Bacalao al la vizcaribe

1-1.5 lbs salt cod, soaked overnight in cool water and then some more the next day, with at least two changes of water*

3 Tbs extra virgin olive oil

1 large onion, finely diced (yellow or big, fat, sweet are recommended)

1 green cooking pepper (cubanelle, Italian), finely diced

1 red pepper, finely diced (and a tsp of red pepper flakes, if you are so inclined)

4-5 cloves garlic, minced

1 24oz can peeled, diced or pureed tomatoes, chopped if necessary

¼ cup raisins

1 heaping Tbs capers, drained indifferently

15 green pimiento-stuffed olives, drained indifferently

Accompaniments: (choose one or more, mix and match) four hard-boiled eggs, sliced in half; avocado slices; boiled potatoes dressed with parsley and olive oil; rice; crusty bread toasted)

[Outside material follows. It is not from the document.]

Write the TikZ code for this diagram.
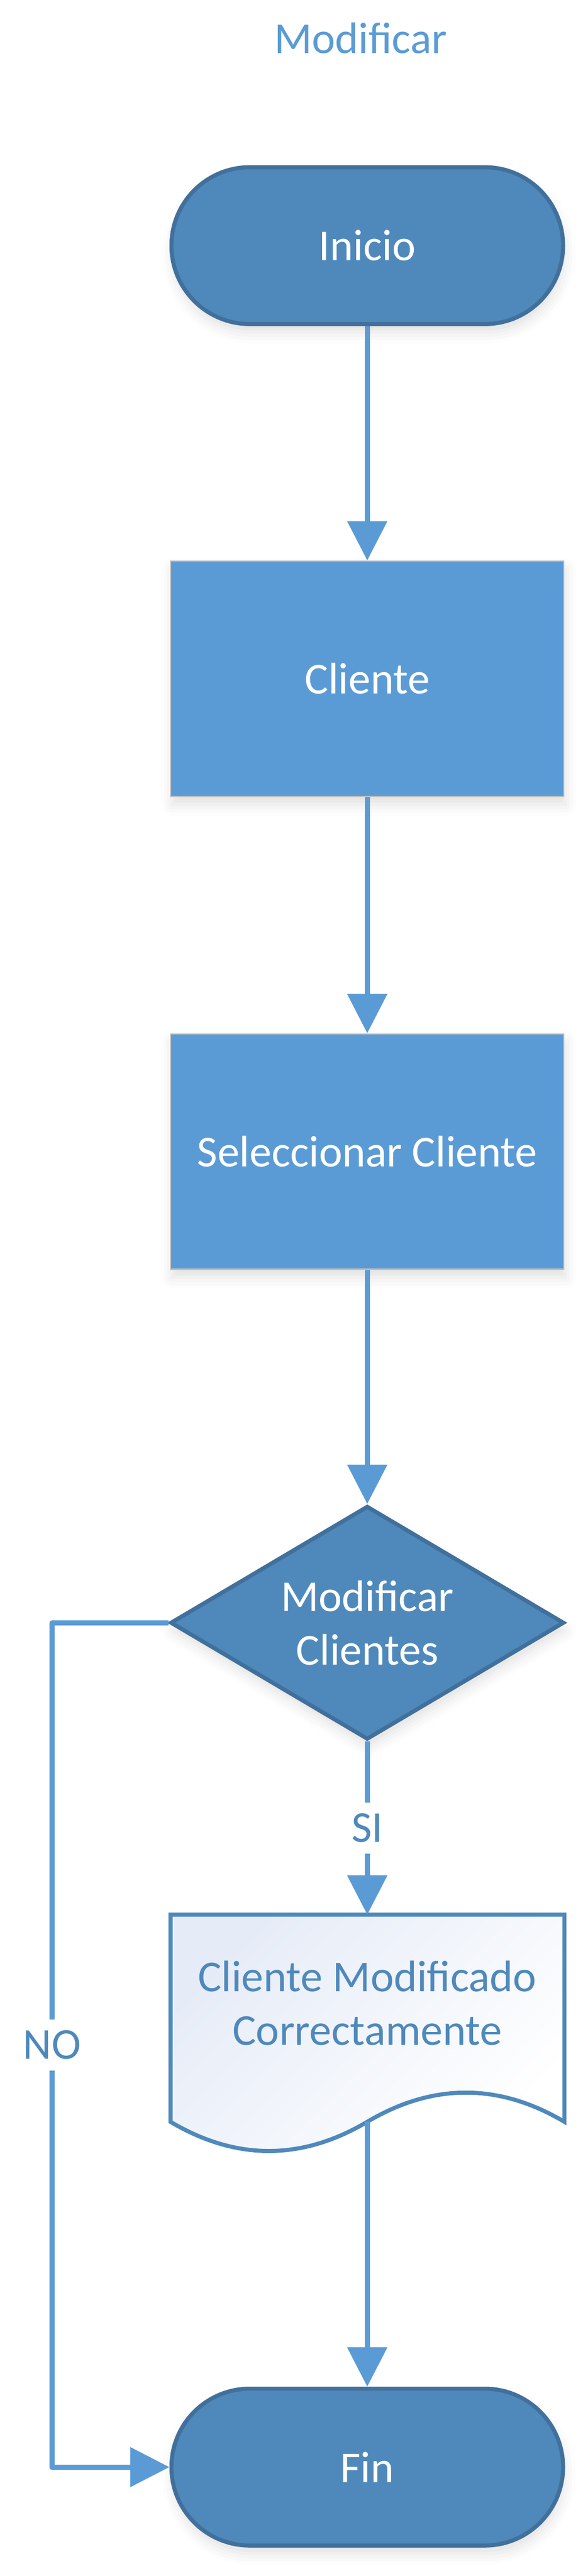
\documentclass[tikz,border=0pt]{standalone}
\usepackage{fontspec}
\setmainfont{Carlito}
\usepackage{tikz}
\usetikzlibrary{arrows.meta,shapes.geometric,shadows.blur}

\definecolor{termfill}{HTML}{4F89BB}
\definecolor{termline}{HTML}{41709C}
\definecolor{boxfill}{HTML}{5B9BD5}
\definecolor{boxline}{HTML}{BFBFBF}
\definecolor{flowblue}{HTML}{5B9BD5}
\definecolor{docblue}{HTML}{4F89BB}
\definecolor{docfill}{HTML}{E6ECF7}

\tikzset{
  txt/.style={font=\fontsize{33.9}{41}\selectfont, align=center},
  glow/.style={blur shadow={shadow xshift=0.04cm, shadow yshift=-0.22cm, shadow blur radius=0.3cm, shadow opacity=12}},
  terminal/.style={txt, glow, rectangle, rounded corners=2.11cm, draw=termline, line width=0.11cm, fill=termfill, text=white, minimum width=10.56cm, minimum height=4.23cm},
  process/.style={txt, glow, rectangle, draw=boxline, line width=0.03cm, fill=boxfill, text=white, minimum width=10.6cm, minimum height=6.35cm},
  decision/.style={txt, glow, diamond, aspect=1.69, draw=termline, line width=0.11cm, fill=termfill, text=white, minimum width=10.62cm, minimum height=6.3cm, inner sep=0pt},
  flow/.style={draw=flowblue, line width=0.14cm, line join=round, -{Triangle[length=1.06cm,width=1.05cm]}},
  lbl/.style={txt, fill=white, text=docblue, inner sep=0.3cm}
}

\begin{document}
\begin{tikzpicture}[x=0.01cm,y=-0.01cm]
        \useasboundingbox (0,0) rectangle (1586,6953);
        \node[txt, text=flowblue, anchor=base] (title) at (973,144) {Modificar};
        \node[terminal] (ini) at (991,663) {Inicio};
        \node[process] (cli) at (991,1832) {Cliente};
        \node[process] (sel) at (991,3108) {Seleccionar Cliente};
        \node[decision] (dec) at (991,4380) {Modificar\\Clientes};
        % documento
        \shade[draw=docblue, line width=0.11cm, top color=docfill, bottom color=white, shading angle=45] (460,5168) -- (1523,5168) -- (1523,5727)
            .. controls (1346,5622) and (1168,5622) .. (991,5727)
            .. controls (814,5832) and (637,5832) .. (460,5727) -- cycle;
        \coordinate (doctop) at (991,5168);
        \coordinate (docend) at (991,5727);
        \node[txt, text=docblue] (doc) at (991,5407) {Cliente Modificado\\Correctamente};
        \node[terminal] (fin) at (991,6659) {Fin};
        \coordinate (nocorner) at (140,4380);
        % flechas
        \draw[flow] (ini) -- (cli);
        \draw[flow] (cli) -- (sel);
        \draw[flow] (sel) -- (dec);
        \draw[flow] (dec.south) -- node[lbl] {SI} (doctop);
        \draw[flow] (docend) -- (fin);
        \draw[flow] (dec.west) -- (nocorner) |- node[lbl, pos=0.25] {NO} (fin.west);
    \end{tikzpicture}
\end{document}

Heat olive oil in a pot on high and add onion. Stir to coat, then lower heat to medium and sauté until wilted. Add peppers and garlic and sauté another five minutes or more, until translucent.  Add the tomato and bring to a boil. Add cod (no need to break it up; it will fall apart in the cooking and stirring), raisins, capers and olives, lower heat and simmer (covered if it is not very liquid; uncovered if it seems very watery) for at least 20 minutes at a gentle bubble, stirring occasionally. Serve with you choice of accompaniments.

*Many people are afraid of salt cod or bacalao because of the salt. I find that an overnight soak with several changes of water does the trick. But if you forget to soak it the night before, boil a pot of water, drop the bacalao in for five minutes, drain and rinse thoroughly and you should be fine.   I actually add salt sometimes in the end!)